At Glasgow Graduate School of Law (GGSL) 180 students on the Diploma in Legal Practice, together with 30 tutors, use a set of multi-media resources on a two week foundation course in legal skills. The resources are made available to students and tutors from an intranet and also on CD-ROM, and are embedded within the workshops of the foundation course.
A period of eight months was set for the development of the resources. The costs of the project in terms of time were 200 hours, excluding programming, video shoot and editing time. The initial staff start-up time was high, but in terms of money the development costs were very low, as visiting professors were used as actors. However, it was a stressful process, particularly towards the end – never underestimate the time it all takes…
The Diploma curriculum strategy includes skills days for interviewing and negotiation and mediation skills. The foundation course is centred around GGSL’s virtual community, where the Diploma students take on the role of law firms, each with a customisable website. IT training is provided for the students plus ECDL training for tutors.
Multi-media resources were developed for three projects within the virtual community:
- personal injury project: half the firms represent an injured employee, the other half the insurer’s legal agents
- private client project: winding up a deceased client’s intestate estate
- legal research project: each student writes two articles (500-700 words) updating the law in a specified area of law for clients. The best articles are awarded prizes and feature in the virtual community’s library
The first steps in the creation of the multi-media resources were to define the over-arching narrative structure of resources and to scaffold the structure and shape of each unit. Five authors were involved in this process, which took two months, based on 10 hours work per week.
Skills outcomes in the lectures and workshops were the focus of the course materials. In producing the text for the resources versions of text drafts were produced and altered according to screen appearance. The display method on the screen went through seven iterations. For video production, the authors/actors had outline scripts only – the real script was the learning outcomes. Video content was chunked and tagged during video-editing – this task took four months, based on around six hours per week.The overall re-drafting process, which took three weeks (based on five hours per week) consisted of three stages:
- ensuring smooth text links between video and text samples and explanatory text
- achieving a uniform and neutral register of voice
- proofreading
Finally, 220 CDs were burned, labels and covers designed and produced, which took one week of full time work.

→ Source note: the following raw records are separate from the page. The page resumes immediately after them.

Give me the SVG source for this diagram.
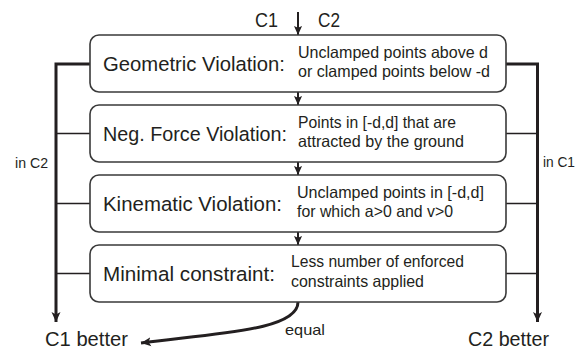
<svg xmlns="http://www.w3.org/2000/svg" width="576" height="350" viewBox="0 0 576 350">
<defs>
<marker id="ah" viewBox="0 0 10 10" refX="10" refY="5" markerWidth="10" markerHeight="10" markerUnits="userSpaceOnUse" orient="auto">
<path d="M0,0.5 L10,5 L0,9.5 L2.5,5 Z" fill="#231f20"/>
</marker>
<marker id="ahs" viewBox="0 0 10 10" refX="10" refY="5" markerWidth="9" markerHeight="9" markerUnits="userSpaceOnUse" orient="auto">
<path d="M0,0.5 L10,5 L0,9.5 L2,5 Z" fill="#231f20"/>
</marker>
</defs>
<style>
.box{fill:#fff;stroke:#3a3a3a;stroke-width:1.6}
.lbl{font-family:"Liberation Sans",Arial,sans-serif;font-size:20.5px;fill:#231f20}
.desc{font-family:"Liberation Sans",Arial,sans-serif;font-size:16.5px;fill:#231f20}
.sm{font-family:"Liberation Sans",Arial,sans-serif;font-size:14.5px;fill:#231f20}
.thick{fill:none;stroke:#231f20;stroke-width:3}
.thin{fill:none;stroke:#231f20;stroke-width:1.5}
.mid{fill:none;stroke:#231f20;stroke-width:2}
</style>
<g id="connectors">
<path class="mid" d="M298,12 V35" marker-end="url(#ahs)"/>
<path class="mid" d="M298,92 V105" marker-end="url(#ahs)"/>
<path class="mid" d="M298,162 V175" marker-end="url(#ahs)"/>
<path class="mid" d="M298,232 V245" marker-end="url(#ahs)"/>
<path class="thick" d="M90,64 H56 V322" marker-end="url(#ah)"/>
<path class="thin" d="M56,133.5 H90 M56,203.5 H90 M56,273.5 H90"/>
<path class="thick" d="M506,64 H537.5 V322" marker-end="url(#ah)"/>
<path class="thin" d="M506,133.5 H537.5 M506,203.5 H537.5 M506,273.5 H537.5"/>
<path class="thick" d="M298,302 C298,330 220,333 141,343" marker-end="url(#ah)"/>
</g>
<g id="labels">
<text class="lbl" x="255" y="27" textLength="23" lengthAdjust="spacingAndGlyphs">C1</text>
<text class="lbl" x="318" y="27" textLength="22" lengthAdjust="spacingAndGlyphs">C2</text>
<text class="sm" x="15" y="168" textLength="33" lengthAdjust="spacingAndGlyphs">in C2</text>
<text class="sm" x="543" y="167" textLength="32" lengthAdjust="spacingAndGlyphs">in C1</text>
<text class="sm" x="285" y="335" textLength="40" lengthAdjust="spacingAndGlyphs">equal</text>
</g>
<g id="c1better">
<text class="lbl" x="45" y="346" textLength="83" lengthAdjust="spacingAndGlyphs">C1 better</text>
</g>
<g id="c2better">
<text class="lbl" x="468" y="346" textLength="81" lengthAdjust="spacingAndGlyphs">C2 better</text>
</g>
<g id="geometric">
<rect class="box" x="90" y="35" width="416" height="57" rx="9"/>
<text class="lbl" x="103" y="71" textLength="182" lengthAdjust="spacingAndGlyphs">Geometric Violation:</text>
<text class="desc" x="298" y="58" textLength="190" lengthAdjust="spacingAndGlyphs">Unclamped points above d</text>
<text class="desc" x="298" y="77" textLength="192" lengthAdjust="spacingAndGlyphs">or clamped points below -d</text>
</g>
<g id="negforce">
<rect class="box" x="90" y="105" width="416" height="57" rx="9"/>
<text class="lbl" x="103" y="141" textLength="184" lengthAdjust="spacingAndGlyphs">Neg. Force Violation:</text>
<text class="desc" x="298" y="128" textLength="158" lengthAdjust="spacingAndGlyphs">Points in [-d,d] that are</text>
<text class="desc" x="298" y="147" textLength="166" lengthAdjust="spacingAndGlyphs">attracted by the ground</text>
</g>
<g id="kinematic">
<rect class="box" x="90" y="175" width="416" height="57" rx="9"/>
<text class="lbl" x="103" y="211" textLength="179" lengthAdjust="spacingAndGlyphs">Kinematic Violation:</text>
<text class="desc" x="297" y="198" textLength="187" lengthAdjust="spacingAndGlyphs">Unclamped points in [-d,d]</text>
<text class="desc" x="297" y="217" textLength="156" lengthAdjust="spacingAndGlyphs">for which a&gt;0 and v&gt;0</text>
</g>
<g id="minimal">
<rect class="box" x="90" y="245" width="416" height="57" rx="9"/>
<text class="lbl" x="103" y="281" textLength="172" lengthAdjust="spacingAndGlyphs">Minimal constraint:</text>
<text class="desc" x="291" y="267" textLength="173" lengthAdjust="spacingAndGlyphs">Less number of enforced</text>
<text class="desc" x="291" y="287" textLength="133" lengthAdjust="spacingAndGlyphs">constraints applied</text>
</g>
</svg>
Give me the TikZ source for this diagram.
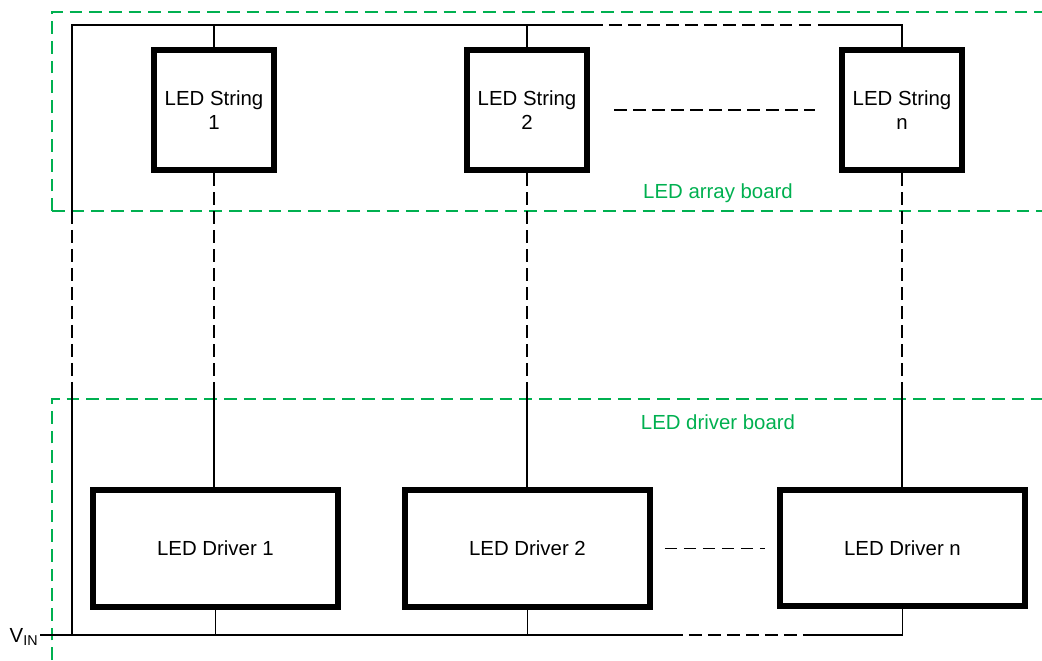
\documentclass[tikz,border=0pt]{standalone}
\usepackage{fontspec}
\setmainfont{Liberation Sans}
\usepackage{tikz}
\usetikzlibrary{calc}
\definecolor{boardgreen}{RGB}{0,176,80}

\begin{document}
\begin{tikzpicture}[x=0.025cm,y=-0.025cm]
    \tikzset{stringbox/.style = {shape=rectangle,draw,line width=4.2pt,minimum width=3.02cm,minimum height=3.02cm,align=center,font=\fontsize{14.5}{17.5}\selectfont}}
    \tikzset{driverbox/.style = {shape=rectangle,draw,line width=4.2pt,minimum width=6.12cm,minimum height=2.92cm,font=\fontsize{14.5}{17.5}\selectfont}}
    \tikzset{wire/.style = {-,line width=1pt}}
    \tikzset{link/.style = {-,line width=1pt,dash pattern=on 9pt off 4.5pt}}
    \tikzset{board/.style = {-,draw=boardgreen,line width=1pt,dash pattern=on 9pt off 5pt}}
    \tikzset{boardlabel/.style = {text=boardgreen,font=\fontsize{14.5}{17.5}\selectfont}}

    \useasboundingbox (0,0) rectangle (1042,660);

    % boards

    \draw[board] (52,211) -- (52,12) -- (1042,12);
    \draw[board] (52,211) -- (1042,211);
    \draw[board] (52,660) -- (52,399) -- (1042,399);
    \node[boardlabel] (arraylbl) at (718,193) {LED array board};
    \node[boardlabel] (driverlbl) at (718,422) {LED driver board};

    % strings and drivers

    \node[stringbox] (s1) at (214,110) {LED String\\1};
    \node[stringbox] (s2) at (527,110) {LED String\\2};
    \node[stringbox] (sn) at (902,110) {LED String\\n};

    \node[driverbox] (d1) at (215.5,548.5) {LED Driver 1};
    \node[driverbox] (d2) at (527.5,548.5) {LED Driver 2};
    \node[driverbox] (dn) at (902.5,548) {LED Driver n};

    % rails

    \coordinate (tl) at (72,25);
    \coordinate (ta) at (590,25);
    \coordinate (tb) at (830,25);
    \coordinate (la) at (72,211);
    \coordinate (lb) at (72,392);
    \coordinate (bl) at (72,635);
    \coordinate (ba) at (670,635);
    \coordinate (bb) at (808,635);
    \node[anchor=east,inner sep=1pt,font=\fontsize{14.5}{17.5}\selectfont] (vin) at (40,637) {V\textsubscript{IN}};

    \draw[wire] (la) -- (tl) -- (ta);
    \draw[link] (ta) -- (tb);
    \draw[wire] (tb) -- (tb -| sn) -- (sn.north);
    \draw[wire] (s1.north) -- (s1.north |- tl);
    \draw[wire] (s2.north) -- (s2.north |- tl);
    \draw[link] (la) -- (lb);
    \draw[wire] (lb) -- (bl);

    \draw[wire] (vin.east |- bl) -- (ba);
    \draw[link] (ba) -- (bb);
    \draw[wire] (bb) -- (bb -| dn) -- (dn.south);
    \draw[wire] (d1.south) -- (d1.south |- bl);
    \draw[wire] (d2.south) -- (d2.south |- bl);

    % string to driver

    \draw[link] (s1.south) -- (s1.south |- lb);
    \draw[wire] (s1.south |- lb) -- (d1.north -| s1.south);
    \draw[link] (s2.south) -- (s2.south |- lb);
    \draw[wire] (s2.south |- lb) -- (d2.north -| s2.south);
    \draw[link] (sn.south) -- (sn.south |- lb);
    \draw[wire] (sn.south |- lb) -- (dn.north -| sn.south);

    % more strings / drivers
    \draw[link,shorten <=17pt,shorten >=17pt] (s2.east) -- (sn.west);
    \draw[link,shorten <=8.5pt,shorten >=8.5pt] (d2.east) -- (d2.east -| dn.west);
\end{tikzpicture}
\end{document}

Future developments include:
- revision and extension of the resource scenarios
- creation of interactive video projects in the Diploma curriculum
- extension of the virtual community resources
- an increased focus on interpersonal skills elements in the virtual firms
Lessons learned:
Don’t:
- use IT unless there’s a perceived need for it
- develop develop multi-media resources as an isolated strategy
- define benefits in terms of costs alone
- design without planning
- plan without student & staff training
- underestimate time, cost, energy, re-drafting
Do:
- keep the development plan as flexible as possible
- centre IT learning around social learning activities
- integrate learning technology as low as possible in learning and teaching interventions
- try to anticipate the operational (day to day) as well as the policy and strategic needs
- make the resources part of the culture of your learning and teaching strategy
- use the resources as an agent of change as well as part of the change strategy
- share your vision and objectives – with everyone who’ll listen!